Après "Tesis", "Abre Los Ojos" ou "Les Autres", Alejandro Amenabar est sûrement l'un des réalisateurs espagnols les plus attendus de ces dernières années. En 2010, il nous revient avec "Agora", un ambitieux péplum philosophique et scientifique. Ne vous fiez pas aux apparences, même si Rachel Weisz tient le rôle principal, nous ne sommes pas du tout en présence d'une grosse production américaine, le film étant hispano-maltais! De quoi lui donner une liberté supplémentaire, en accord total avec le thème du film.
L'histoire se passe en l'an 391, à Alexandrie, en Egypte. Hypatie d'Alexandrie est une mathématicienne et philosophe grecque, respectée pour son savoir et sa sagesse. Ses recherches sur le mouvement des planètes occupent son esprit, tout comme ses cours à la bibliothèque de la ville. Elle va voir son enseignement se heurter à la montée du christianisme et ne pourra rien faire face au fanatisme qui l'entoure. Le film raconte cette prise de pouvoir de la religion catholique, et l'on suit cette héroïne au destin brisé, qui ne pourra empêcher l'autodestruction de sa cité. Un sujet intemporel, toujours d'actualité, qui montre le rapport de force entre différentes croyances, qu'elles soient religieuses ou non. Peu importe les arguments, la force appelle inévitablement la force, et l'on se rend compte à quel point le bien et le mal sont fondamentalement inscrits dans la nature humaine.

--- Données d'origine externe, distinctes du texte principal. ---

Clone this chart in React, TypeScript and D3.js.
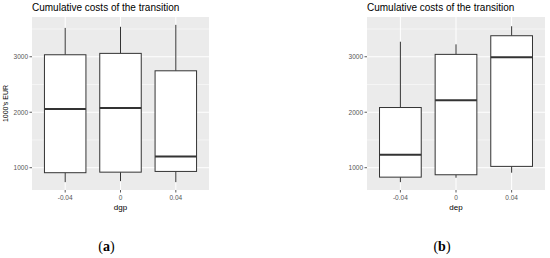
import * as React from "react";
import * as d3 from "d3";

// values (1000's EUR)
const groups = ["-0.04", "0", "0.04"];

const whiskerHighA = [3520, 3540, 3575];
const q3A = [3036, 3061, 2747];
const medianA = [2060, 2078, 1204];
const q1A = [910, 920, 933];
const whiskerLowA = [740, 758, 740];

const whiskerHighB = [3271, 3224, 3550];
const q3B = [2085, 3043, 3379];
const medianB = [1235, 2217, 2989];
const q1B = [830, 873, 1024];
const whiskerLowB = [740, 819, 910];

const yTicks = [1000, 2000, 3000];
const yMinor = [1500, 2500, 3500];

const W = 550;
const H = 258;
const TOP = 17;
const BOTTOM = 190;
const SANS = "'Liberation Sans', Arial, sans-serif";

interface PanelProps {
  x0: number;
  x1: number;
  xTitle: string;
  yTitle?: string;
  label: string;
  hi: number[];
  q3: number[];
  med: number[];
  q1: number[];
  lo: number[];
  y: d3.ScaleLinear<number, number>;
}

function Panel({ x0, x1, xTitle, yTitle, label, hi, q3, med, q1, lo, y }: PanelProps) {
  const x = d3.scalePoint<string>().domain(groups).range([x0, x1]).padding(0.6);
  const bw = x.step() * 0.75;
  const mid = (x0 + x1) / 2;
  const [dLo, dHi] = y.domain();

  return (
    <g>
      <text x={x0} y={11} fontFamily={SANS} fontSize={10} fill="#000">
        Cumulative costs of the transition
      </text>
      <rect x={x0} y={TOP} width={x1 - x0} height={BOTTOM - TOP} fill="#EBEBEB" />
      {yMinor.filter(v => v > dLo && v < dHi).map(v => (
        <line key={"m" + v} x1={x0} x2={x1} y1={y(v)} y2={y(v)} stroke="#fff" strokeWidth={0.5} />
      ))}
      {yTicks.map(v => (
        <line key={"g" + v} x1={x0} x2={x1} y1={y(v)} y2={y(v)} stroke="#fff" strokeWidth={1} />
      ))}
      {groups.map(g => (
        <line key={"gx" + g} x1={x(g)} x2={x(g)} y1={TOP} y2={BOTTOM} stroke="#fff" strokeWidth={1} />
      ))}

      {groups.map((g, i) => {
        const cx = x(g) as number;
        return (
          <g key={"b" + g} stroke="#333" fill="none">
            <line x1={cx} x2={cx} y1={y(hi[i])} y2={y(q3[i])} strokeWidth={1} />
            <line x1={cx} x2={cx} y1={y(q1[i])} y2={y(lo[i])} strokeWidth={1} />
            <rect x={cx - bw / 2} y={y(q3[i])} width={bw} height={y(q1[i]) - y(q3[i])} fill="#fff" strokeWidth={1} />
            <line x1={cx - bw / 2} x2={cx + bw / 2} y1={y(med[i])} y2={y(med[i])} strokeWidth={2} />
          </g>
        );
      })}

      {yTicks.map(v => (
        <g key={"t" + v}>
          <line x1={x0 - 2.5} x2={x0} y1={y(v)} y2={y(v)} stroke="#333" strokeWidth={0.8} />
          <text x={x0 - 4} y={y(v)} dy="0.35em" textAnchor="end" fontFamily={SANS} fontSize={6.5} fill="#555">
            {v}
          </text>
        </g>
      ))}
      {groups.map(g => (
        <g key={"tx" + g}>
          <line x1={x(g)} x2={x(g)} y1={BOTTOM} y2={BOTTOM + 2.5} stroke="#333" strokeWidth={0.8} />
          <text x={x(g)} y={200} textAnchor="middle" fontFamily={SANS} fontSize={6.5} fill="#555">
            {g}
          </text>
        </g>
      ))}
      <text x={mid} y={209.5} textAnchor="middle" fontFamily={SANS} fontSize={8} fill="#000">
        {xTitle}
      </text>
      {yTitle && (
        <text
          transform={`translate(7.5,${(TOP + BOTTOM) / 2}) rotate(-90)`}
          textAnchor="middle"
          fontFamily={SANS}
          fontSize={7}
          fill="#000"
        >
          {yTitle}
        </text>
      )}
      <text x={mid - 14} y={251} textAnchor="middle" fontFamily="'Liberation Serif', 'Times New Roman', serif" fontSize={14} fill="#000">
        (<tspan fontWeight="bold">{label}</tspan>)
      </text>
    </g>
  );
}

export default function App() {
  const all = [...whiskerHighA, ...whiskerLowA, ...whiskerHighB, ...whiskerLowB];
  const [mn, mx] = d3.extent(all) as [number, number];
  const pad = (mx - mn) * 0.05;
  const y = d3.scaleLinear().domain([mn - pad, mx + pad]).range([BOTTOM, TOP]);

  return (
    <svg width={W} height={H} style={{ position: "absolute", left: 0, top: 0, background: "#fff" }}>
      <Panel x0={32} x1={209} xTitle="dgp" yTitle="1000's EUR" label="a"
        hi={whiskerHighA} q3={q3A} med={medianA} q1={q1A} lo={whiskerLowA} y={y} />
      <Panel x0={367} x1={545} xTitle="dep" label="b"
        hi={whiskerHighB} q3={q3B} med={medianB} q1={q1B} lo={whiskerLowB} y={y} />
    </svg>
  );
}
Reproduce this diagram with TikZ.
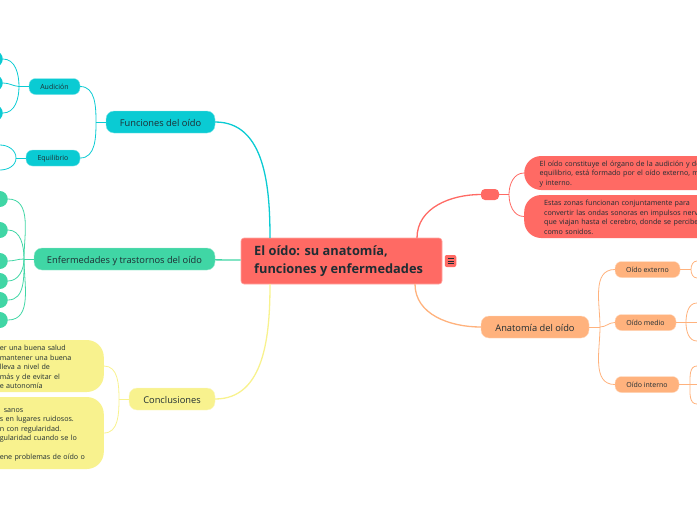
\documentclass[tikz,border=0pt]{standalone}
\usepackage{fontspec}
\setmainfont{Open Sans}
\definecolor{inkc}{HTML}{1F2D33}
\definecolor{redc}{HTML}{FF6A64}
\definecolor{tealc}{HTML}{0ACBD3}
\definecolor{mintc}{HTML}{40D6A5}
\definecolor{yelc}{HTML}{F8F28E}
\definecolor{orac}{HTML}{FFB27D}
\begin{document}
\begin{tikzpicture}[x=1pt,y=-1pt,auto,
    topic/.style={rounded corners=8pt,inner sep=0pt,minimum height=22pt,text height=10pt,text depth=1.5pt,text=inkc,font=\fontsize{9.3}{12}\selectfont},
    sub/.style={rounded corners=6.5pt,inner sep=0pt,minimum height=16pt,text height=6pt,text depth=.5pt,text=inkc,font=\fontsize{7}{9}\selectfont},
    stub/.style={rounded corners=8pt,minimum width=30pt,minimum height=16pt,inner sep=0pt,anchor=east},
    note/.style={rounded corners=17pt,inner ysep=0pt,text=inkc,align=left,font=\fontsize{7.15}{9.5}\selectfont},
    thick link/.style={line width=1.3pt},
    thin link/.style={line width=0.8pt}]
  \clip (0,0) rectangle (697,520);
  % central topic
  \node[fill=redc,draw=redc!60!white,line width=.6pt,rounded corners=3pt,minimum width=201pt,minimum height=46pt,inner sep=0pt] (root) at (341.5,261) {};
  \node[anchor=west,align=left,inner sep=0pt,text=inkc,font=\bfseries\fontsize{12.8}{18.5}\selectfont] (title) at (254,261) {El oído: su anatomía,\\funciones y enfermedades};
  \node[fill=redc,rounded corners=2pt,minimum width=11.5pt,minimum height=12pt,inner sep=0pt] (menu) at (450.5,261) {};
  \foreach \y in {258.5,261,263.5}
    \draw[inkc,line width=.8pt] (447.5,\y) -- (453.5,\y);
  \coordinate (rootfun) at (270,238);
  \coordinate (rootcon) at (270,284);
  \coordinate (rootred) at (417,238);
  \coordinate (rootana) at (415,284);

  % left, first branch
  \node[topic,fill=tealc,draw=tealc!50!white,minimum width=109pt] (fun) at (160.5,122) {Funciones del oído};
  \node[sub,fill=tealc,draw=tealc!50!white,minimum width=51pt] (aud) at (54.5,86.5) {Audición};
  \node[sub,fill=tealc,draw=tealc!50!white,minimum width=54pt] (equ) at (53,158) {Equilibrio};
  \node[stub,fill=tealc] (aud1) at (3,59) {};
  \node[stub,fill=tealc] (aud2) at (3,83) {};
  \node[stub,fill=tealc] (aud3) at (3,113) {};
  \coordinate (equ1) at (0,145);
  \coordinate (equ2) at (0,170);
  \coordinate (funj) at (96,122);
  \coordinate (audj) at (19,86.5);
  \coordinate (equj) at (16,158);
  \path[tealc,draw,thick link] (fun) edge[out=0,in=90] (rootfun);
  \path[tealc,draw,thin link]
    (fun) edge (funj)
    (funj) edge[out=90,in=0] (aud)
    (funj) edge[out=-90,in=0] (equ)
    (aud) edge (audj)
    (audj) edge[out=90,in=0] (aud1)
    (audj) edge[out=175,in=0] (aud2)
    (audj) edge[out=-90,in=0] (aud3)
    (equ) edge (equj)
    (equj) edge[out=90,in=0] (equ1)
    (equj) edge[out=-90,in=0] (equ2);

  % left, second branch
  \node[topic,fill=mintc,draw=mintc!50!white,minimum width=181pt] (enf) at (124.5,259) {Enfermedades y trastornos del oído};
  \node[stub,fill=mintc] (enf1) at (8,199) {};
  \node[stub,fill=mintc] (enf2) at (8,230) {};
  \node[stub,fill=mintc] (enf3) at (8,261) {};
  \node[stub,fill=mintc] (enf4) at (8,281) {};
  \node[stub,fill=mintc] (enf5) at (8,300) {};
  \node[stub,fill=mintc] (enf6) at (8,320) {};
  \coordinate (enfj) at (24,259);
  \path[mintc,draw,thick link] (enf) edge (root);
  \path[mintc,draw,thin link]
    (enf) edge (enfj)
    (enfj) edge[out=90,in=0] (enf1)
    (enfj) edge[out=90,in=0] (enf2)
    (enfj) edge[out=180,in=0] (enf3)
    (enfj) edge[out=-90,in=0] (enf4)
    (enfj) edge[out=-90,in=0] (enf5)
    (enfj) edge[out=-90,in=0] (enf6);

  % left, third branch
  \node[topic,fill=yelc,draw=yelc!50!white,minimum width=86pt] (con) at (172,399) {Conclusiones};
  \node[note,fill=yelc,anchor=east,inner xsep=6pt,text width=160pt,minimum height=52pt] (con1) at (104,366) {%
    \rule{0pt}{7.5pt}\hspace*{62pt}er una buena salud\\
    \hspace*{62pt}mantener una buena\\
    \hspace*{62pt}lleva a nivel de\\
    \hspace*{62pt}más y de evitar el\\
    \hspace*{62pt}e autonomía};
  \node[note,fill=yelc,anchor=east,inner xsep=6pt,text width=160pt,minimum height=72pt] (con2) at (104,433) {%
    \rule{0pt}{7.5pt}\hspace*{66pt}sanos\\
    \hspace*{62pt}s en lugares ruidosos.\\
    \hspace*{62pt}n con regularidad.\\
    \hspace*{62pt}gularidad cuando se lo\\[9.5pt]
    \hspace*{62pt}ene problemas de oído o};
  \coordinate (conj) at (119,399);
  \path[yelc,draw,thick link] (con) edge[out=0,in=-90] (rootcon);
  \path[yelc,draw,thin link]
    (con) edge (conj)
    (conj) edge[out=90,in=0] (con1)
    (conj) edge[out=-90,in=0] (con2);

  % right, first branch
  \node[fill=redc,rounded corners=4pt,minimum width=18pt,minimum height=11pt,inner sep=0pt] (red) at (490,194.5) {};
  \node[note,fill=redc,anchor=west,inner xsep=15.5pt,text width=300pt,minimum height=34pt] (red1) at (524,173) {%
    \rule{0pt}{7.5pt}El oído constituye el órgano de la audición y de\\
    equilibrio, está formado por el oído externo, m\\
    y interno.};
  \node[note,fill=redc,anchor=west,inner xsep=20pt,text width=300pt,minimum height=43pt] (red2) at (524,216.5) {%
    \rule{0pt}{7.5pt}Estas zonas funcionan conjuntamente para\\
    convertir las ondas sonoras en impulsos nerv\\
    que viajan hasta el cerebro, donde se percibe\\
    como sonidos.};
  \coordinate (redj) at (509,194.5);
  \path[redc,draw,thick link] (rootred) edge[out=90,in=180] (red);
  \path[redc,draw,thin link]
    (red) edge (redj)
    (redj) edge[out=90,in=180] (red1)
    (redj) edge[out=-90,in=180] (red2);

  % right, second branch
  \node[topic,fill=orac,draw=orac!50!white,minimum width=108pt] (ana) at (535,327) {Anatomía del oído};
  \node[sub,fill=orac,draw=orac!50!white,minimum width=65pt] (ext) at (647.5,269.5) {Oído externo};
  \node[sub,fill=orac,draw=orac!50!white,minimum width=61pt] (med) at (645.5,322.5) {Oído medio};
  \node[sub,fill=orac,draw=orac!50!white,minimum width=64pt] (int) at (647,384.5) {Oído interno};
  \coordinate (anaj) at (600,327);
  \coordinate (extj) at (691,269.5);
  \coordinate (medj) at (686,322.5);
  \coordinate (intj) at (690,384.5);
  \coordinate (ext1) at (697,261);
  \coordinate (ext2) at (697,278);
  \coordinate (med1) at (697,303);
  \coordinate (med2) at (697,322.5);
  \coordinate (med3) at (697,341);
  \coordinate (int1) at (697,366);
  \coordinate (int2) at (697,384.5);
  \coordinate (int3) at (697,404);
  \path[orac,draw,thick link] (rootana) edge[out=-90,in=180] (ana);
  \path[orac,draw,thin link]
    (ana) edge (anaj)
    (anaj) edge[out=90,in=180] (ext)
    (anaj) edge[out=0,in=180] (med)
    (anaj) edge[out=-90,in=180] (int)
    (ext) edge (extj)
    (med) edge (med2)
    (int) edge (int2)
    (extj) edge[out=90,in=180] (ext1)
    (extj) edge[out=-90,in=180] (ext2)
    (medj) edge[out=90,in=180] (med1)
    (medj) edge[out=-90,in=180] (med3)
    (intj) edge[out=90,in=180] (int1)
    (intj) edge[out=-90,in=180] (int3);
\end{tikzpicture}
\end{document}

Ce genre de film appelle à une certaine véracité dans la reconstitution historique. On sent qu'Amenabar a fait beaucoup d'efforts pour retranscrire les us et coutumes de l'époque. Les décors sont absolument fabuleux, mis en valeur par une mise en scène de grande classe. Un réalisme hallucinant qui nous transporte immédiatement. Les costumes sont parfaits, et même les scènes de vie semblent fidèles. Pourtant, même si l'Egypte romaine semble exemplaire, "Agora" ne peut prétendre être le récit fidèle de la vie de la philosophe, dont la majorité des travaux sont partis en fumée dans l'incendie de la bibliothèque d'Alexandrie. Toutefois, on sent une attention toute particulière dans la reconstitution, qui nous fait y croire plus que suffisamment.
La force du film repose de toute façon dans la puissance du sujet. Ce combat entre les sciences et les religions montre une incapacité profonde à se comprendre, car l'opposition des points de vue est totale. Et peu importe le nôtre, les choses sont racontées de manière à comprendre les forces en présence, et l'on voit ce qui pousse chacun à choisir son camp. La puissance des argumentaires ou des manipulations s'impose à chaque élève, à chaque habitant, en fonction de sa connaissance, de son statut social ou de sa pauvreté. Le tout se complexifie encore davantage lorsque l'ensemble est mêlé à la politique. Le personnage d'Oreste est tiraillé entre son amour pour Hypatie, ses convictions personnelles et l'avenir de son peuple. Ce qui ressort de ce récit, c'est surtout la sincérité qui émane des différents partis, ainsi que l'intensité des croyances de chacun. Et c'est de là que le film tire sa grandeur.
Tant de questions qui continueront de se poser, pendant des siècles et des siècles, et qui se posent encore de nos jours dans certains pays. Amenabar nous livre sans contexte son meilleur film, une oeuvre puissante, intemporelle, qui ne laisseront de marbre que ceux qui n'y verront qu'une fresque historique basique. "Agora" est un appel à la connaissance, à la sagesse, comme écho à la liberté. Se souvenir du passé, de ce que l'on a appris et s'en servir comme fondation pour l'avenir.